▶ PROBLEM DESCRIPTION: Without the pictures, output the lines of the material from the very first through the one that holds "1.320, 1.325, 1.341]".

▶ COLLECTED MATERIAL:
+++
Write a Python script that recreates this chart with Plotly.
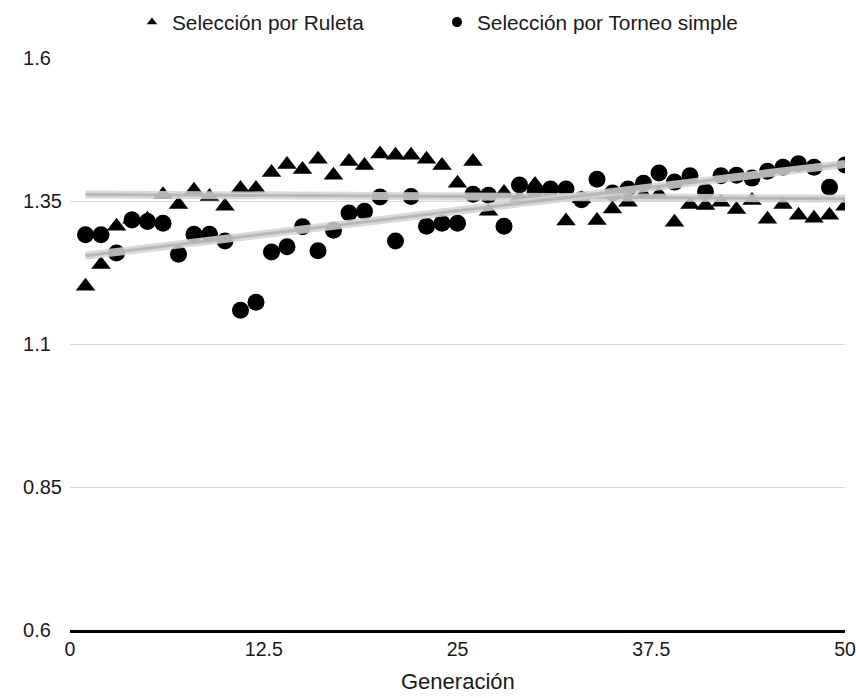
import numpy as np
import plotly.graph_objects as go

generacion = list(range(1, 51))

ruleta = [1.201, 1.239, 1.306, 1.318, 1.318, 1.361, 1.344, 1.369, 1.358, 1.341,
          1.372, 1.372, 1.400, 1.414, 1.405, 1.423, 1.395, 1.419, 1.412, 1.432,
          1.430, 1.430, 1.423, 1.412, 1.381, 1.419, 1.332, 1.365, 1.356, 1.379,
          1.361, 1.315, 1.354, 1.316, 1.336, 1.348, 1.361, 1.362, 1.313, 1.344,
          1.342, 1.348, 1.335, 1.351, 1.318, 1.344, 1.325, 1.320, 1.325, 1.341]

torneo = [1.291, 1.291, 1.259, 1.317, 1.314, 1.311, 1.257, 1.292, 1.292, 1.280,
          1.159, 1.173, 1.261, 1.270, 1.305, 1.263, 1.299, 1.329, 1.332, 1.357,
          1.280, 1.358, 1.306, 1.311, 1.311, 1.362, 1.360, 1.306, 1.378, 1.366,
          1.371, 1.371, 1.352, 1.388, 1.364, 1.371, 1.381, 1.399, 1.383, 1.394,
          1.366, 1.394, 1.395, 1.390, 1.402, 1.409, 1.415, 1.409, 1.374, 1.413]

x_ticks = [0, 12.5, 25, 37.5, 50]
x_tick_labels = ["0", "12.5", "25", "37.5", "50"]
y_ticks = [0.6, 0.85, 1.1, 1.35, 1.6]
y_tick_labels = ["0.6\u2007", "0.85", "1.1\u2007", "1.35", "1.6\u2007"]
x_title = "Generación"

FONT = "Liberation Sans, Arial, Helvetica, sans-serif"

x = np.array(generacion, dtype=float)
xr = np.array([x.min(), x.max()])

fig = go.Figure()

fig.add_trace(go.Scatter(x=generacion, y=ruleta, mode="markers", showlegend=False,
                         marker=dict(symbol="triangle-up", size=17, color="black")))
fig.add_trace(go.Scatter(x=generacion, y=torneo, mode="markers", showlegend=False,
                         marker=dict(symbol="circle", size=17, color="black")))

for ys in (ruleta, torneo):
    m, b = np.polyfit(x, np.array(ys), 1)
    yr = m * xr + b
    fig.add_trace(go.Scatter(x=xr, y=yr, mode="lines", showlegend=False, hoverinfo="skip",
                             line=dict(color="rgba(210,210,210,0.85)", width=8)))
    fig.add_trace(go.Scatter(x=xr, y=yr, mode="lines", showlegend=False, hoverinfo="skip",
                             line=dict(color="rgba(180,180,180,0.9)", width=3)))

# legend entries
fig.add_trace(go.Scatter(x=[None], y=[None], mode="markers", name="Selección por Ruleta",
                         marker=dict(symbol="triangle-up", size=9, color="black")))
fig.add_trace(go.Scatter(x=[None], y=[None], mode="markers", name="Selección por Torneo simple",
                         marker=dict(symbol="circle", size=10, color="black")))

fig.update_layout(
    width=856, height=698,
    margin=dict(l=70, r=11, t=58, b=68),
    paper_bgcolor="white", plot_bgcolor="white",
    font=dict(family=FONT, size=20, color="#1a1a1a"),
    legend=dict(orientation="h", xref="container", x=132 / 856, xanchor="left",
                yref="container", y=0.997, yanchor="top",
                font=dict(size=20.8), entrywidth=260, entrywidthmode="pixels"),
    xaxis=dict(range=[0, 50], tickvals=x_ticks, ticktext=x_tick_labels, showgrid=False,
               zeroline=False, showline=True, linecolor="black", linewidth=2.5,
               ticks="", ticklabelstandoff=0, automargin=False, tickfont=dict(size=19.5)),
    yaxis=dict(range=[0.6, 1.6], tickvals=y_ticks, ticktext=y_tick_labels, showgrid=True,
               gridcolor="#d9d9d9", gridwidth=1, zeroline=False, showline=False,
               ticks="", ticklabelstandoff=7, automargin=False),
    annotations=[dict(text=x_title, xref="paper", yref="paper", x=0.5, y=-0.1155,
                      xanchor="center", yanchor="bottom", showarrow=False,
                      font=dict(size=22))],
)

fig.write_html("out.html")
+++
▶ SOLUTION:
Write a Python script that recreates this chart with Plotly.
import numpy as np
import plotly.graph_objects as go

generacion = list(range(1, 51))

ruleta = [1.201, 1.239, 1.306, 1.318, 1.318, 1.361, 1.344, 1.369, 1.358, 1.341,
          1.372, 1.372, 1.400, 1.414, 1.405, 1.423, 1.395, 1.419, 1.412, 1.432,
          1.430, 1.430, 1.423, 1.412, 1.381, 1.419, 1.332, 1.365, 1.356, 1.379,
          1.361, 1.315, 1.354, 1.316, 1.336, 1.348, 1.361, 1.362, 1.313, 1.344,
          1.342, 1.348, 1.335, 1.351, 1.318, 1.344, 1.325, 1.320, 1.325, 1.341]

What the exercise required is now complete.